Stated problem —
Output every line of the material exactly, omitting images.

━━━

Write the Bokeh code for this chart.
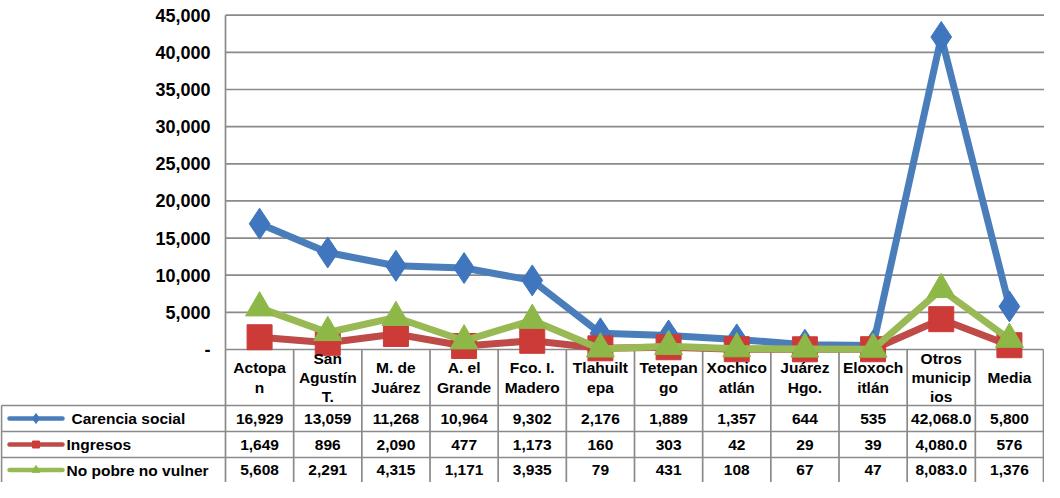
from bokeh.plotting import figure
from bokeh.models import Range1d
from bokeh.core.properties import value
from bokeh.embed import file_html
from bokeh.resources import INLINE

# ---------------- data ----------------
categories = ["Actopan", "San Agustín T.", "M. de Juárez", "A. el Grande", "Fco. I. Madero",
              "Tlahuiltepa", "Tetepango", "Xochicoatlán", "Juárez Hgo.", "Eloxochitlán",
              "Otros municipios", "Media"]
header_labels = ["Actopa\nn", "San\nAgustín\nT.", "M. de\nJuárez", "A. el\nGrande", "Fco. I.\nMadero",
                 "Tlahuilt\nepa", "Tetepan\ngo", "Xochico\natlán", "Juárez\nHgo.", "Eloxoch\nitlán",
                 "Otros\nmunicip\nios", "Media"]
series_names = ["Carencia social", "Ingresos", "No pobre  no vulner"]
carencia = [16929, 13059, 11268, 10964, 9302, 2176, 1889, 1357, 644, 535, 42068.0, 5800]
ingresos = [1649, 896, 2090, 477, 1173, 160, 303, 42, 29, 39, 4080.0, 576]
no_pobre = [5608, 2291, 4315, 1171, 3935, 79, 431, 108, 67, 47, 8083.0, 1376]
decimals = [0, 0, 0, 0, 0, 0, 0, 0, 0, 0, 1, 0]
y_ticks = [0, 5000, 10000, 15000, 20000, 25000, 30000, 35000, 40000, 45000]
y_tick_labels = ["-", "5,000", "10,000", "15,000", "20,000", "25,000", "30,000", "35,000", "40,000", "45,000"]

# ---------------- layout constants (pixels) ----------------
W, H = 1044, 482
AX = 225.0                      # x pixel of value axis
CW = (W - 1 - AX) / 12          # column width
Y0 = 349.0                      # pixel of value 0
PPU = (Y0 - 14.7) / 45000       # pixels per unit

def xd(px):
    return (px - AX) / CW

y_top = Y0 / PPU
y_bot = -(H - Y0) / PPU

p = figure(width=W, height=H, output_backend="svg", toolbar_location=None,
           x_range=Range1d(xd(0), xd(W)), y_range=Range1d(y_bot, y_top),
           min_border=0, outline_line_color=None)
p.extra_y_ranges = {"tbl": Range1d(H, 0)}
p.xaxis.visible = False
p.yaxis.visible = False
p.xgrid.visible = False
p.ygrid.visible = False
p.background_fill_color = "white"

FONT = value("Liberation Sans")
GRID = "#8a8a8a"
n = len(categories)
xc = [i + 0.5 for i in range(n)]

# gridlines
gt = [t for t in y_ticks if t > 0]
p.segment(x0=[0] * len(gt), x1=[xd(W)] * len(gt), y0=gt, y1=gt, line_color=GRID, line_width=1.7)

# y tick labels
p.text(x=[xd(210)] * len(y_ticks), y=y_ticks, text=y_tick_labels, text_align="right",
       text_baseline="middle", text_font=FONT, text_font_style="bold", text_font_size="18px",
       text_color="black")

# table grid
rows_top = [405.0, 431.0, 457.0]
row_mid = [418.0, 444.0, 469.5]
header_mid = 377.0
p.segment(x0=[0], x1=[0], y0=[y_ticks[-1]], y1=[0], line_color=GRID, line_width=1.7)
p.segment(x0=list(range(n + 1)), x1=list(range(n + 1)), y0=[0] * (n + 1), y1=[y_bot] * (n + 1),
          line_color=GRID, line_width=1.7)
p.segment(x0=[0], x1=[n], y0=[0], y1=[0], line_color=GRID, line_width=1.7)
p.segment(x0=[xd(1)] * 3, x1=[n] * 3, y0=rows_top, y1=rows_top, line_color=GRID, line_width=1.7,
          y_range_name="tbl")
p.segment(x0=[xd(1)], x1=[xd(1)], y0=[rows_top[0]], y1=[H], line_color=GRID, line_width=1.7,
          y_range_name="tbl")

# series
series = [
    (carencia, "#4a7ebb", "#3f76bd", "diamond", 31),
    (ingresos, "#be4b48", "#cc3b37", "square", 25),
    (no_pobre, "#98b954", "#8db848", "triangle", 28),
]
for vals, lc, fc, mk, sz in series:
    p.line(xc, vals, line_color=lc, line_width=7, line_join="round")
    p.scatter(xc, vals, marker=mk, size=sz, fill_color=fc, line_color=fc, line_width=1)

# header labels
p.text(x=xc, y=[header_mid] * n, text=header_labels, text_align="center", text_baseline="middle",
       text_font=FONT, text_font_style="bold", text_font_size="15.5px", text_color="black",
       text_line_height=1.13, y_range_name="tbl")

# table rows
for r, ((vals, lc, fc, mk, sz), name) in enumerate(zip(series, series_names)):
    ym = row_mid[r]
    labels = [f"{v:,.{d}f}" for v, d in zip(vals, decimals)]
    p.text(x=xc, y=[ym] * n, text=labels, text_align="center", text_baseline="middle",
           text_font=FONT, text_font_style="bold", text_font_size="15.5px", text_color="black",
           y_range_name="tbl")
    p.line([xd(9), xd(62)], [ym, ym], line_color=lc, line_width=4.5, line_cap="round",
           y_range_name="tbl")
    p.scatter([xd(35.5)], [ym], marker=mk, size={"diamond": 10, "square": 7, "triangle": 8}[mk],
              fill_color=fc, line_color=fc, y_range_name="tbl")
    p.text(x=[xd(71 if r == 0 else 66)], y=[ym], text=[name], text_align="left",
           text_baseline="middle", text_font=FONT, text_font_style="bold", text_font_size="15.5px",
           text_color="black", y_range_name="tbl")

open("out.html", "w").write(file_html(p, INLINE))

━━━

Right answer —
Write the Bokeh code for this chart.
from bokeh.plotting import figure
from bokeh.models import Range1d
from bokeh.core.properties import value
from bokeh.embed import file_html
from bokeh.resources import INLINE

# ---------------- data ----------------
categories = ["Actopan", "San Agustín T.", "M. de Juárez", "A. el Grande", "Fco. I. Madero",
              "Tlahuiltepa", "Tetepango", "Xochicoatlán", "Juárez Hgo.", "Eloxochitlán",
              "Otros municipios", "Media"]
header_labels = ["Actopa\nn", "San\nAgustín\nT.", "M. de\nJuárez", "A. el\nGrande", "Fco. I.\nMadero",
                 "Tlahuilt\nepa", "Tetepan\ngo", "Xochico\natlán", "Juárez\nHgo.", "Eloxoch\nitlán",
                 "Otros\nmunicip\nios", "Media"]
series_names = ["Carencia social", "Ingresos", "No pobre  no vulner"]
carencia = [16929, 13059, 11268, 10964, 9302, 2176, 1889, 1357, 644, 535, 42068.0, 5800]
ingresos = [1649, 896, 2090, 477, 1173, 160, 303, 42, 29, 39, 4080.0, 576]
no_pobre = [5608, 2291, 4315, 1171, 3935, 79, 431, 108, 67, 47, 8083.0, 1376]
decimals = [0, 0, 0, 0, 0, 0, 0, 0, 0, 0, 1, 0]
y_ticks = [0, 5000, 10000, 15000, 20000, 25000, 30000, 35000, 40000, 45000]
y_tick_labels = ["-", "5,000", "10,000", "15,000", "20,000", "25,000", "30,000", "35,000", "40,000", "45,000"]

# ---------------- layout constants (pixels) ----------------
W, H = 1044, 482
AX = 225.0                      # x pixel of value axis
CW = (W - 1 - AX) / 12          # column width
Y0 = 349.0                      # pixel of value 0
PPU = (Y0 - 14.7) / 45000       # pixels per unit

def xd(px):
    return (px - AX) / CW

y_top = Y0 / PPU
y_bot = -(H - Y0) / PPU

p = figure(width=W, height=H, output_backend="svg", toolbar_location=None,
           x_range=Range1d(xd(0), xd(W)), y_range=Range1d(y_bot, y_top),
           min_border=0, outline_line_color=None)
p.extra_y_ranges = {"tbl": Range1d(H, 0)}
p.xaxis.visible = False
p.yaxis.visible = False
p.xgrid.visible = False
p.ygrid.visible = False
p.background_fill_color = "white"

FONT = value("Liberation Sans")
GRID = "#8a8a8a"
n = len(categories)
xc = [i + 0.5 for i in range(n)]

# gridlines
gt = [t for t in y_ticks if t > 0]
p.segment(x0=[0] * len(gt), x1=[xd(W)] * len(gt), y0=gt, y1=gt, line_color=GRID, line_width=1.7)

# y tick labels
p.text(x=[xd(210)] * len(y_ticks), y=y_ticks, text=y_tick_labels, text_align="right",
       text_baseline="middle", text_font=FONT, text_font_style="bold", text_font_size="18px",
       text_color="black")

# table grid
rows_top = [405.0, 431.0, 457.0]
row_mid = [418.0, 444.0, 469.5]
header_mid = 377.0
p.segment(x0=[0], x1=[0], y0=[y_ticks[-1]], y1=[0], line_color=GRID, line_width=1.7)
p.segment(x0=list(range(n + 1)), x1=list(range(n + 1)), y0=[0] * (n + 1), y1=[y_bot] * (n + 1),
          line_color=GRID, line_width=1.7)
p.segment(x0=[0], x1=[n], y0=[0], y1=[0], line_color=GRID, line_width=1.7)
p.segment(x0=[xd(1)] * 3, x1=[n] * 3, y0=rows_top, y1=rows_top, line_color=GRID, line_width=1.7,
          y_range_name="tbl")
p.segment(x0=[xd(1)], x1=[xd(1)], y0=[rows_top[0]], y1=[H], line_color=GRID, line_width=1.7,
          y_range_name="tbl")

# series
series = [
    (carencia, "#4a7ebb", "#3f76bd", "diamond", 31),
    (ingresos, "#be4b48", "#cc3b37", "square", 25),
    (no_pobre, "#98b954", "#8db848", "triangle", 28),
]
for vals, lc, fc, mk, sz in series:
    p.line(xc, vals, line_color=lc, line_width=7, line_join="round")
    p.scatter(xc, vals, marker=mk, size=sz, fill_color=fc, line_color=fc, line_width=1)

# header labels
p.text(x=xc, y=[header_mid] * n, text=header_labels, text_align="center", text_baseline="middle",
       text_font=FONT, text_font_style="bold", text_font_size="15.5px", text_color="black",
       text_line_height=1.13, y_range_name="tbl")

# table rows
for r, ((vals, lc, fc, mk, sz), name) in enumerate(zip(series, series_names)):
    ym = row_mid[r]
    labels = [f"{v:,.{d}f}" for v, d in zip(vals, decimals)]
    p.text(x=xc, y=[ym] * n, text=labels, text_align="center", text_baseline="middle",
           text_font=FONT, text_font_style="bold", text_font_size="15.5px", text_color="black",
           y_range_name="tbl")
    p.line([xd(9), xd(62)], [ym, ym], line_color=lc, line_width=4.5, line_cap="round",
           y_range_name="tbl")
    p.scatter([xd(35.5)], [ym], marker=mk, size={"diamond": 10, "square": 7, "triangle": 8}[mk],
              fill_color=fc, line_color=fc, y_range_name="tbl")
    p.text(x=[xd(71 if r == 0 else 66)], y=[ym], text=[name], text_align="left",
           text_baseline="middle", text_font=FONT, text_font_style="bold", text_font_size="15.5px",
           text_color="black", y_range_name="tbl")

open("out.html", "w").write(file_html(p, INLINE))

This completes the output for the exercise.